The world of kebap is a veritable meat wonderland and there are lots of ways to enjoy it. Şiş kebap (shish kebab) consists of small cubes of meat skewered and cooked over fire. Most of the time lamb is the preference, but chicken or beef are also common.
Döner kebap literally translates to “rotating kebab” so you can imagine how delicious this giant hunk of meat tastes after it’s been slow roasted on the vertical rotisserie for hours.
This Turkish wrap is actually another type of kebap, but its portability puts it in another category. It’s typical Turkish to stand at a curb-side window and watch as the cook shaves off döner kebap into a flatbread called lavaş, dousing it in garlicky-yoghurt sauce and wrapping it up with a load of fresh veg. Basically a kebap cornucopia in a burrito.
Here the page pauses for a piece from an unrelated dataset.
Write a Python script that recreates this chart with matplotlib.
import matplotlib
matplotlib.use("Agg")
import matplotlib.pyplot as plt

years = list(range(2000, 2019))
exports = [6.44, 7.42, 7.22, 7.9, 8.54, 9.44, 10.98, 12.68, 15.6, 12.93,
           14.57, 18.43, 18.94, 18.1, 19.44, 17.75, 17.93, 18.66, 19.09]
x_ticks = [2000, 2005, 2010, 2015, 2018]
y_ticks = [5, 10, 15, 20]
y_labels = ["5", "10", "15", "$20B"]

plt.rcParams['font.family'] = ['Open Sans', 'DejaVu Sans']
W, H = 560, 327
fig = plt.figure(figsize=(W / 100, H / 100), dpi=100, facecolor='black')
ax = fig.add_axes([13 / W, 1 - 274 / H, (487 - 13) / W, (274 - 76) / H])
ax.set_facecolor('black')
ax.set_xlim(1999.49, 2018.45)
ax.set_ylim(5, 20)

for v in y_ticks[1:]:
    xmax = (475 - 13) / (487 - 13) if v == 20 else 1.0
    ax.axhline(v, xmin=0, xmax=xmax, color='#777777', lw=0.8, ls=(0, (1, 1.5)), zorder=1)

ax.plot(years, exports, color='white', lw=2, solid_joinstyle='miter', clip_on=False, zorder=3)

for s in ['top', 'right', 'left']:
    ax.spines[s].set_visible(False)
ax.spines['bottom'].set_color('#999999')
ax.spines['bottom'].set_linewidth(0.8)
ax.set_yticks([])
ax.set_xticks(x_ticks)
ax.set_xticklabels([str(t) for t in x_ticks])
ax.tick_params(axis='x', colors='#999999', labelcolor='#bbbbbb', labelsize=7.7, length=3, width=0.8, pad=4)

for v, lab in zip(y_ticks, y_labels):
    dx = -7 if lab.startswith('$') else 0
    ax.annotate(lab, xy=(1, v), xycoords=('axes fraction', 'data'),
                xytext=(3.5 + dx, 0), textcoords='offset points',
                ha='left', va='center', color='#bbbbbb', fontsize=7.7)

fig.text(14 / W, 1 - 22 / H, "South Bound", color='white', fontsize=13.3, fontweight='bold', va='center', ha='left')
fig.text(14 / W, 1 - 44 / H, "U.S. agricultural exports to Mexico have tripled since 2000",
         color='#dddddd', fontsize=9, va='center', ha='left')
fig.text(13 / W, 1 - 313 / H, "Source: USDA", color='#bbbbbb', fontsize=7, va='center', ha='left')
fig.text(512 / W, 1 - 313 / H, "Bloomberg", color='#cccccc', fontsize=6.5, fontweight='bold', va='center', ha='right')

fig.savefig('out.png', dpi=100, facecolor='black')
Because of their Asian ancestry mantı are often described as dumplings, but the Turkish iteration is more similar to ravioli in shape and size. Lamb-stuffed ravioli swimming in a sea of yoghurt sauce with sumac, red pepper flakes and dried mint. Gimme.
To say breakfast is the most important meal of the day in Turkey is the understatement of the century, probably the millennium. Kahvaltı is always big — but not necessarily heavy — full of meat, cheese, bread, eggs and vegetables to get your day started off right. One of my favourite things to have is simit a delicious circular sesame bread; like if soft pretzels and Montreal bagels had a delicious baby together.
My all-time favourite thing to have for breakfast in Turkey is menemen. A simple yet supple egg dish, consisting of tomatoes, onion, garlic, green peppers and made into a scramble with pepper, salt and oregano. Served up with some bread and cheese? You can’t start your day in a better way.
Çay & Kahve
Drinking çay (tea) and kahve (coffee) in Turkey is much more than a way to stay caffeinated; it’s a way of life. Sitting down to a piping hot cup with lots of sugar is a great way to get to know someone new. I’ve had many amazing conversations over copious cups. Never turn down a cup of tea in Turkey.
Turkish coffee is strong and unfiltered. It can be a shock to the system for new drinkers, but it’s flavour is unequivocal. Kahve is almost always served with a piece of lokum, known outside Turkey as Turkish delight.
This dish is a staple in Turkish cuisine, meaning everyone’s got their own recipe for köfte. These meaty little loaves have hundreds of variations, but are typically made with ground meat, bulgur and spices.
For those looking for a meatless option, köftesi are red lentil köfte and are a popular appetizer in Turkey.
We scream dondurma, you scream dondurma, we all scream dondurma! Turkey’s version of ice cream contains mastic, making it easy for vendors to impress with fun tricks when serving it. My favourite flavour is pistachio, but layered with ALL THE FLAVOURS is best.
While I’ve already touched on the variety of kebap available İskender kebap is one of my absolute favourites. Lamb prepared in the doner kebab style sits atop flatbread with a healthy dose of melted butter and tomato sauce. Yea, that’s right, melted butter. A heart attack on a plate. But if I’m going to die in Turkey, that’s how I want it to go down.